Filming for TV: Some thoughts on process ownership
Blog: Process Cafe
Those of you who have been reading this blog for a while will realise that I do, occasionally, like to look into things that happen in every day life and try to understand the process issues inherent within them. I want to move onto something related, but a little different.
I was fortunate enough recently to spend time working on a new comedy series to be produced for UK television. It was filmed (as many comedy programs are nowadays) in from of a live studio audience.
This is different to a lot of things I have filmed in the past for two reasons
1) There is a live studio audience!
2) The dynamics of command and control are very subtly different.
Let me explain.
In ‘filmed’ television (‘Downton Abbey’, for example), the director is in charge of the filming production and the first assistant director (1st AD) is in charge of running the set. The chain of command goes Director –> 1st AD –> heads of department. It’s a little slow, but it works and it keep the unions happy. Filming is done with one camera at a time (usually) and the final footage is edited together separately for transmission.
Television works quite differently. For a start there are more cameras. On the show I did recently there were five cameras running independently. These were big broadcast cameras which didn’t have on-board recording facilities. The signal from their feed was sent to a control room where they were mixed together by a producer. He is – effectively – editing the show as it is being filmed.

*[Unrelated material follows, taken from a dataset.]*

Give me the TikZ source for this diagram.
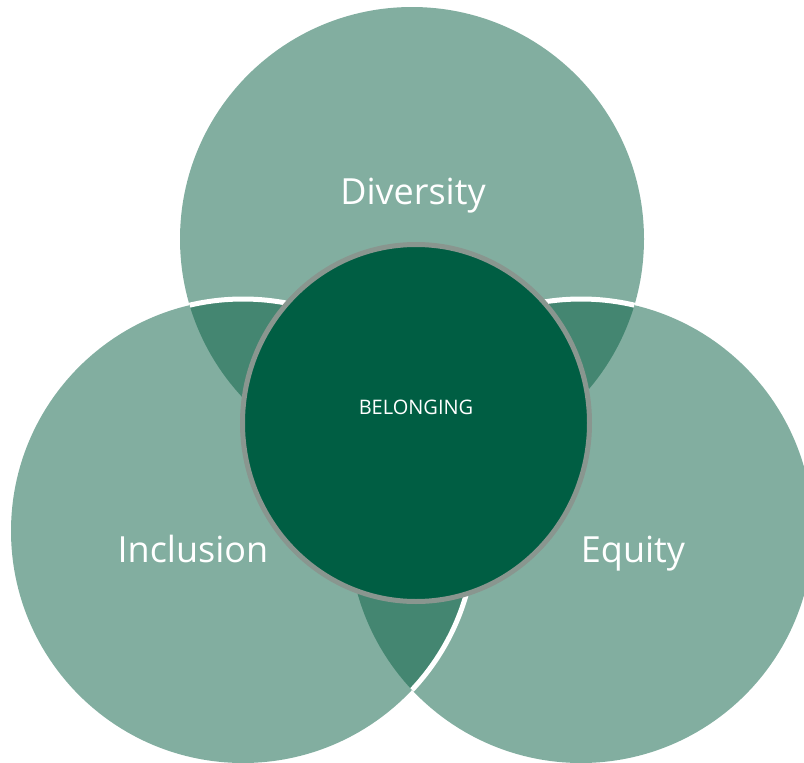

Takes are quite long and complex involving a lot of camera movement and choreography. If a camera isn’t in the right place at the right time the take is blown and we have to go again.
So far, so good. But here’s the rub. I couldn’t work out who was in charge on the set. Sure there is a director and 1st AD. These two worked together in a similar way to on a film set. But there was also the producer character who was involved in all the artistic decisions because he had to make it all work in the control room. The issue came when the Director wanted one thing and the producer wanted another. It became a case of review & decide, cajole & threaten in order to reach a compromise. And a compromise is never good, artistically.
But the whole discussion got me to thinking about a topic which is close to my heart : Process Ownership. I think it’s accepted that processes need to have somebody responsible for them. But is it accepted what the scope of process ownership should be? I don’t think so.
I think that process ownership is oftentimes equated to project ownership at the senior level. In many cases someone is allocated project ownership at C-level purely as a way of ensuring that the project is seen as having “clout”. In reality the assigned C-level executive has minimal, if any, ’skin in the game’ for this project.
And so it is with processes.
An executive Vice President for finance might be nominated as the process owner for a process in the finance department, but – in the big scheme of things – has very little, if any, involvement in the day to day running or execution of the process. Some would say that this is fine – after all, why would a senior executive need to be involved at that level? But I have a different opinion. I am sure that the are arguments that can equate the ROI of having the exec manage a process vs delegating, and these are all totally valid calculations.
But they miss the big picture.
Process is not something that happens in parts of an organisation. Process is something that happens across the whole organisation and having someone who can manage that at the organisational level makes a lot of sense. Any lower in the organisation and you start to suffer from the problem of silo mentality and not invented here syndrome. But at the senior level you have someone who has both the executive clout and the mandate to manage a process from start to finish right across the organisation.
However the logical extension of this is that there are going to be senior executives who mange processes but who will not manage them appropriately. Take, for example, a senior Vice President of Finance who is managing a process which touches more areas than just finance. If a change needs to be made he will, most likely (and politically) favour his own department if anything needs to be done that is positive, and favour other departments if negative changes need to be made. This is human nature. Of course the simple way to do that is by following the old guideline of “whatever gets measured gets managed”. If you recompense the finance executive on his ability to appropriately manage the whole of the process rather than on the results of the finance department alone, this will start to remove any political bias that may exist.
On the other side of things is the issue we experience in the TV studio where the process owner is not adequately defined and this results in two people having differing idea related to a change. They end up with a compromise, and this is – by definition – less than optimal.
Of course this isn’t easy. Nothing at this level ever is, process even more so because it covers a larger part of the organisation. But these are the challenges that need to be addressed to make process management as a competency work in your company.